Racial makeup (2011)
- • Black African: 18.9%
- • Coloured: 78.1%
- • Indian/Asian: 0.4%
- • White: 1.5%
- • Other: 1.0%

First languages (2011)
- • Afrikaans: 84.1%
- • Tswana: 12.9%
- • Other: 3.0%
- Time zone: UTC+2 (SAST)
- PO box: 8892
- Area code: 054

= Onseepkans =

Onseepkans is a small settlement on the banks of the Orange River in Northern Cape Province, South Africa. It is a border post with Namibia for traffic between Pofadder in South Africa and Keetmanshoop in Namibia. The name either originated from a combination of three Nama words: ‘tconsiep’ (an elbow projecting into the river), ‘nias’ (a rocky surface), and ‘tcaans’ (thorntrees), or a derivative of a nama word that means 'watering place for cattle'.

In 1909, a prospector by the name of Edwells settled in the area. The land was eventually bought from him in 1916 by a group of farmers, who saw potential for irrigation in the area. Ecotourism has been growing ever since the establishment of a riverside campsite and various farm cottages. It is also the entry point for visits to the Ritchie Falls, the second highest waterfall on the Orange River, after the Augrabies Falls. The Ritchie Falls are in a pristine wilderness area, only accessible after a two-day hike or by rafting down from Onseepkans. Guided hikes and rafting trips are available. The falls (both Augrabies and Ritchie) are threatened by the development of a hydro power station proposed by a consortium between Hydro Tasmania and Hydro South Africa, despite the fact that only 10% of the Orange River is considered to be pristine wilderness.

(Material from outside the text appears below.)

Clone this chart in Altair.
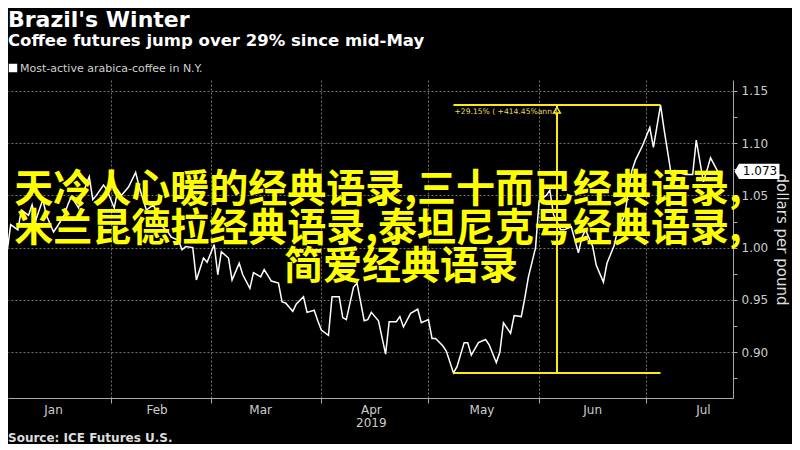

From 1969 onwards, there were 2 companies of SADF Border Guards located at the town, co-located with an Operating Signals Regiment of the SADF Air Force.

There are small communities on both sides of the Orange River in one of the most remote and beautiful parts of the country. The Quiver tree (Kokerboom in Afrikaans) forest between Pofadder and Onseepkans is stunning and is the largest forest of its type in the Southern Hemisphere.

The area is very hot. Summer temperatures can exceed 50 °C while in the middle of winter temperatures in the high 30s can still be experienced. To reach the settlement one has to travel 49 kilometers along the R358 from Pofadder.